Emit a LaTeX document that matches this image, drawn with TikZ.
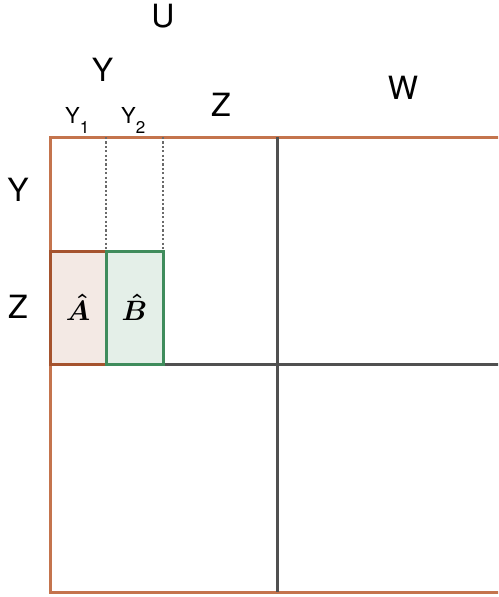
\documentclass[tikz,border=0pt]{standalone}
\usepackage{amsmath}
\usepackage{fontspec}
\setmainfont{TeX Gyre Heros}
\usepackage{xcolor}
\usepackage{graphicx}
\usepackage{tikz}
\usetikzlibrary{positioning}
\definecolor{Rust}{HTML}{C4744D}
\definecolor{DarkRust}{HTML}{A5532E}
\definecolor{Sage}{HTML}{3F8C5C}
\definecolor{PaleRust}{HTML}{F3E9E4}
\definecolor{PaleSage}{HTML}{E4EFE8}
\definecolor{Slate}{HTML}{505050}
\newcommand{\lowidx}[1]{\raisebox{-9.5pt}{\fontsize{17}{17}\selectfont #1}}
\newcommand{\blockname}[1]{\scalebox{2.8}{\normalsize$\boldsymbol{\hat{#1}}$}}

\begin{document}
\begin{tikzpicture}[x=1pt, y=-1pt, font=\fontsize{32}{32}\selectfont]
\tikzset{lbl/.style={inner sep=0pt}, sublbl/.style={inner sep=0pt, anchor=base west, font=\fontsize{22}{22}\selectfont}, frame/.style={draw=Rust, line width=3pt}, split/.style={draw=Slate, line width=3pt}, guide/.style={draw=Slate!85, line width=2.2pt, dash pattern=on 2.2pt off 2.2pt}, cell/.style={minimum height=113pt, inner sep=0pt, outer sep=0pt, line width=3pt}, rustcell/.style={cell, minimum width=56pt, draw=DarkRust, fill=PaleRust}, sagecell/.style={cell, minimum width=57pt, draw=Sage, fill=PaleSage}}
\useasboundingbox (0,0) rectangle (498,597);
\clip (0,0) rectangle (498,597);
% outer matrix
\draw[frame] (50,137) rectangle (505,592);
\draw[split] (277,137) -- (277,592);
\draw[split] (163,364) -- (505,364);
% sub-blocks
\node[rustcell] (a) at (78,307.5) {\blockname{A}};
\node[sagecell, right=0pt of a] (b) {\blockname{B}};
\coordinate (top1) at (a.north east |- 0,137);
\coordinate (top2) at (b.north east |- 0,137);
\draw[guide] (top1) -- (a.north east);
\draw[guide] (top2) -- (b.north east);
% labels
\node[lbl] (u) at (163,16.5) {U};
\node[lbl] (yy) at (102.5,70) {Y};
\node[lbl] (zz) at (221,105) {Z};
\node[lbl] (w) at (403,88) {W};
\node[sublbl] (y1) at (65,123.5) {Y\lowidx{1}};
\node[sublbl] (y2) at (121,123.5) {Y\lowidx{2}};
\node[lbl] (yl) at (18,190) {Y};
\node[lbl] (zl) at (18,307) {Z};
\end{tikzpicture}
\end{document}
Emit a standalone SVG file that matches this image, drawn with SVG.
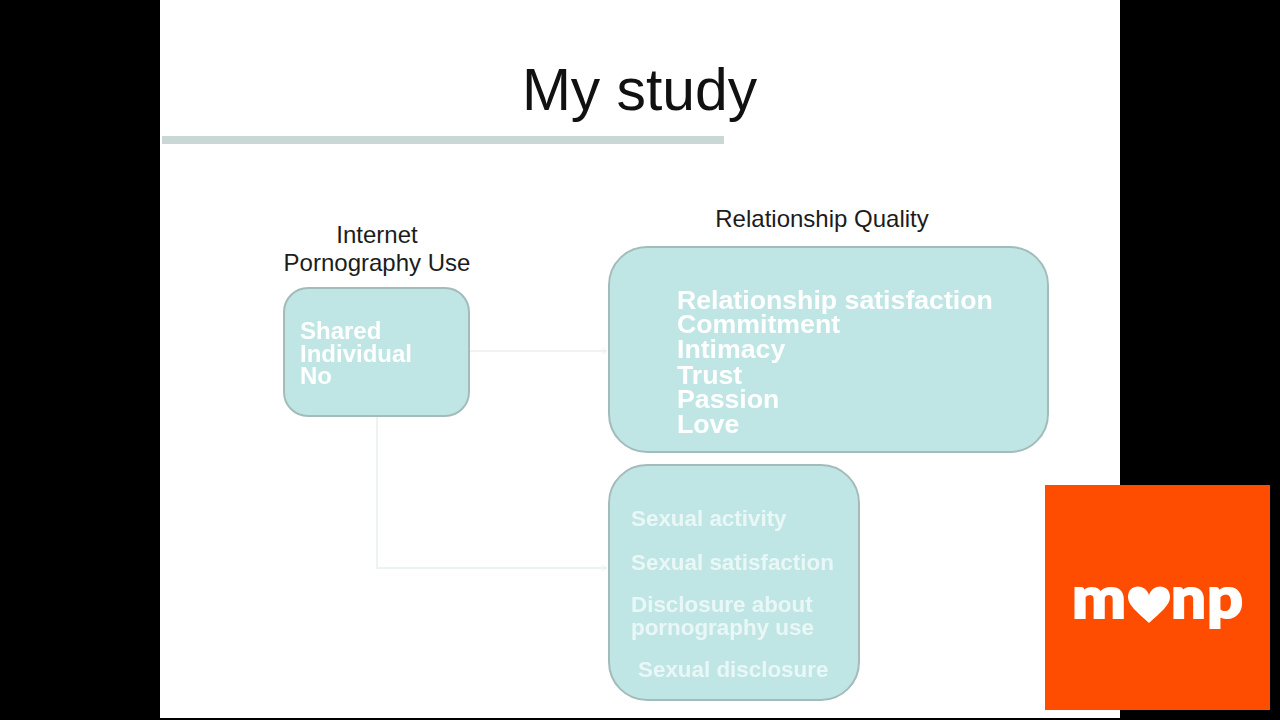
<svg xmlns="http://www.w3.org/2000/svg" width="1280" height="720" viewBox="0 0 1280 720">
<defs>
<marker id="arr" markerWidth="6" markerHeight="6" refX="5" refY="3" orient="auto" markerUnits="userSpaceOnUse"><path d="M0 0L5 3L0 6" fill="none" stroke="#eef2f0" stroke-width="1"/></marker>
<filter id="soft" x="-5%" y="-20%" width="110%" height="140%"><feGaussianBlur stdDeviation="0.7"/></filter>
</defs>
<style>
text{font-family:"Liberation Sans",Arial,sans-serif}
.box{fill:#bfe6e5;stroke:#a3bcbb;stroke-width:2}
.lbl{fill:#1c1c1c;font-size:24px;text-anchor:middle}
.in{fill:#fff;font-weight:bold}
.big{font-size:26.7px}
.mid{font-size:24px}
.sm{font-size:22.4px;fill:#e9f7f6}
.conn{fill:none;stroke:#eef2f0;stroke-width:2}
.logo{fill:#fff;stroke:#fff;stroke-width:2;font-family:"Lato","Noto Sans",sans-serif;font-weight:900;font-size:58px}
</style>
<rect width="1280" height="720" fill="#000"/>
<rect id="slide" x="160" y="0" width="960" height="718" fill="#fff"/>
<g id="title"><text x="639.500" y="110" font-size="58.800" fill="#111" text-anchor="middle">My study</text>
<rect x="162" y="136" width="562" height="8" fill="#c9d8d5"/></g>
<g id="connectors">
<path class="conn" d="M470 351H607" marker-end="url(#arr)"/>
<path class="conn" d="M377 417V568H607" marker-end="url(#arr)"/>
</g>
<g id="node-use">
<text class="lbl" x="377" y="243">Internet</text>
<text class="lbl" x="377" y="271">Pornography Use</text>
<rect class="box" x="284" y="288" width="185" height="128" rx="24"/>
<g filter="url(#soft)"><text class="in mid" x="300" y="339">Shared</text>
<text class="in mid" x="300" y="362">Individual</text>
<text class="in mid" x="300" y="384">No</text></g>
</g>
<g id="node-quality">
<text class="lbl" x="822" y="227">Relationship Quality</text>
<rect class="box" x="609" y="247" width="439" height="205" rx="38"/>
<g filter="url(#soft)"><text class="in big" x="677" y="309">Relationship satisfaction</text>
<text class="in big" x="677" y="333">Commitment</text>
<text class="in big" x="677" y="358">Intimacy</text>
<text class="in big" x="677" y="384">Trust</text>
<text class="in big" x="677" y="408">Passion</text>
<text class="in big" x="677" y="433">Love</text></g>
</g>
<g id="node-sexual">
<rect class="box" x="609" y="465" width="250" height="235" rx="38"/>
<g filter="url(#soft)"><text class="in sm" x="631" y="526">Sexual activity</text>
<text class="in sm" x="631" y="570">Sexual satisfaction</text>
<text class="in sm" x="631" y="612">Disclosure about</text>
<text class="in sm" x="631" y="635">pornography use</text>
<text class="in sm" x="638" y="677">Sexual disclosure</text></g>
</g>
<g id="logo">
<rect x="1045" y="485" width="225" height="225" fill="#ff4d00"/>
<text class="logo" x="1072" y="618" textLength="54" lengthAdjust="spacingAndGlyphs">m</text>
<path d="M1149 623C1137 612 1128 605 1128 597C1128 584 1145 583 1149 595C1153 583 1170 584 1170 597C1170 605 1161 612 1149 623Z" fill="#fff"/>
<text class="logo" x="1171" y="618" textLength="35" lengthAdjust="spacingAndGlyphs">n</text>
<text class="logo" x="1207" y="618" textLength="36" lengthAdjust="spacingAndGlyphs">p</text>
</g>
</svg>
□ □ □ □ □ □ □
**Objective**
Make an exact copy of the records shown above, without the pictures.

**Written solution**
Emit a LaTeX document that matches this image, drawn with TikZ.
\documentclass[tikz,border=0pt]{standalone}
\usepackage{amsmath}
\usepackage{fontspec}
\setmainfont{TeX Gyre Heros}
\usepackage{xcolor}
\usepackage{graphicx}
\usepackage{tikz}
\usetikzlibrary{positioning}
\definecolor{Rust}{HTML}{C4744D}
\definecolor{DarkRust}{HTML}{A5532E}
\definecolor{Sage}{HTML}{3F8C5C}
\definecolor{PaleRust}{HTML}{F3E9E4}
\definecolor{PaleSage}{HTML}{E4EFE8}
\definecolor{Slate}{HTML}{505050}
\newcommand{\lowidx}[1]{\raisebox{-9.5pt}{\fontsize{17}{17}\selectfont #1}}
\newcommand{\blockname}[1]{\scalebox{2.8}{\normalsize$\boldsymbol{\hat{#1}}$}}

\begin{document}
\begin{tikzpicture}[x=1pt, y=-1pt, font=\fontsize{32}{32}\selectfont]
\tikzset{lbl/.style={inner sep=0pt}, sublbl/.style={inner sep=0pt, anchor=base west, font=\fontsize{22}{22}\selectfont}, frame/.style={draw=Rust, line width=3pt}, split/.style={draw=Slate, line width=3pt}, guide/.style={draw=Slate!85, line width=2.2pt, dash pattern=on 2.2pt off 2.2pt}, cell/.style={minimum height=113pt, inner sep=0pt, outer sep=0pt, line width=3pt}, rustcell/.style={cell, minimum width=56pt, draw=DarkRust, fill=PaleRust}, sagecell/.style={cell, minimum width=57pt, draw=Sage, fill=PaleSage}}
\useasboundingbox (0,0) rectangle (498,597);
\clip (0,0) rectangle (498,597);
% outer matrix
\draw[frame] (50,137) rectangle (505,592);
\draw[split] (277,137) -- (277,592);
\draw[split] (163,364) -- (505,364);
% sub-blocks
\node[rustcell] (a) at (78,307.5) {\blockname{A}};
\node[sagecell, right=0pt of a] (b) {\blockname{B}};
\coordinate (top1) at (a.north east |- 0,137);
\coordinate (top2) at (b.north east |- 0,137);
\draw[guide] (top1) -- (a.north east);
\draw[guide] (top2) -- (b.north east);
% labels
\node[lbl] (u) at (163,16.5) {U};
\node[lbl] (yy) at (102.5,70) {Y};
\node[lbl] (zz) at (221,105) {Z};
\node[lbl] (w) at (403,88) {W};
\node[sublbl] (y1) at (65,123.5) {Y\lowidx{1}};
\node[sublbl] (y2) at (121,123.5) {Y\lowidx{2}};
\node[lbl] (yl) at (18,190) {Y};
\node[lbl] (zl) at (18,307) {Z};
\end{tikzpicture}
\end{document}
Emit a standalone SVG file that matches this image, drawn with SVG.
<svg xmlns="http://www.w3.org/2000/svg" width="1280" height="720" viewBox="0 0 1280 720">
<defs>
<marker id="arr" markerWidth="6" markerHeight="6" refX="5" refY="3" orient="auto" markerUnits="userSpaceOnUse"><path d="M0 0L5 3L0 6" fill="none" stroke="#eef2f0" stroke-width="1"/></marker>
<filter id="soft" x="-5%" y="-20%" width="110%" height="140%"><feGaussianBlur stdDeviation="0.7"/></filter>
</defs>
<style>
text{font-family:"Liberation Sans",Arial,sans-serif}
.box{fill:#bfe6e5;stroke:#a3bcbb;stroke-width:2}
.lbl{fill:#1c1c1c;font-size:24px;text-anchor:middle}
.in{fill:#fff;font-weight:bold}
.big{font-size:26.7px}
.mid{font-size:24px}
.sm{font-size:22.4px;fill:#e9f7f6}
.conn{fill:none;stroke:#eef2f0;stroke-width:2}
.logo{fill:#fff;stroke:#fff;stroke-width:2;font-family:"Lato","Noto Sans",sans-serif;font-weight:900;font-size:58px}
</style>
<rect width="1280" height="720" fill="#000"/>
<rect id="slide" x="160" y="0" width="960" height="718" fill="#fff"/>
<g id="title"><text x="639.500" y="110" font-size="58.800" fill="#111" text-anchor="middle">My study</text>
<rect x="162" y="136" width="562" height="8" fill="#c9d8d5"/></g>
<g id="connectors">
<path class="conn" d="M470 351H607" marker-end="url(#arr)"/>
<path class="conn" d="M377 417V568H607" marker-end="url(#arr)"/>
</g>
<g id="node-use">
<text class="lbl" x="377" y="243">Internet</text>
<text class="lbl" x="377" y="271">Pornography Use</text>
<rect class="box" x="284" y="288" width="185" height="128" rx="24"/>
<g filter="url(#soft)"><text class="in mid" x="300" y="339">Shared</text>
<text class="in mid" x="300" y="362">Individual</text>
<text class="in mid" x="300" y="384">No</text></g>
</g>
<g id="node-quality">
<text class="lbl" x="822" y="227">Relationship Quality</text>
<rect class="box" x="609" y="247" width="439" height="205" rx="38"/>
<g filter="url(#soft)"><text class="in big" x="677" y="309">Relationship satisfaction</text>
<text class="in big" x="677" y="333">Commitment</text>
<text class="in big" x="677" y="358">Intimacy</text>
<text class="in big" x="677" y="384">Trust</text>
<text class="in big" x="677" y="408">Passion</text>
<text class="in big" x="677" y="433">Love</text></g>
</g>
<g id="node-sexual">
<rect class="box" x="609" y="465" width="250" height="235" rx="38"/>
<g filter="url(#soft)"><text class="in sm" x="631" y="526">Sexual activity</text>
<text class="in sm" x="631" y="570">Sexual satisfaction</text>
<text class="in sm" x="631" y="612">Disclosure about</text>
<text class="in sm" x="631" y="635">pornography use</text>
<text class="in sm" x="638" y="677">Sexual disclosure</text></g>
</g>
<g id="logo">
<rect x="1045" y="485" width="225" height="225" fill="#ff4d00"/>
<text class="logo" x="1072" y="618" textLength="54" lengthAdjust="spacingAndGlyphs">m</text>
<path d="M1149 623C1137 612 1128 605 1128 597C1128 584 1145 583 1149 595C1153 583 1170 584 1170 597C1170 605 1161 612 1149 623Z" fill="#fff"/>
<text class="logo" x="1171" y="618" textLength="35" lengthAdjust="spacingAndGlyphs">n</text>
<text class="logo" x="1207" y="618" textLength="36" lengthAdjust="spacingAndGlyphs">p</text>
</g>
</svg>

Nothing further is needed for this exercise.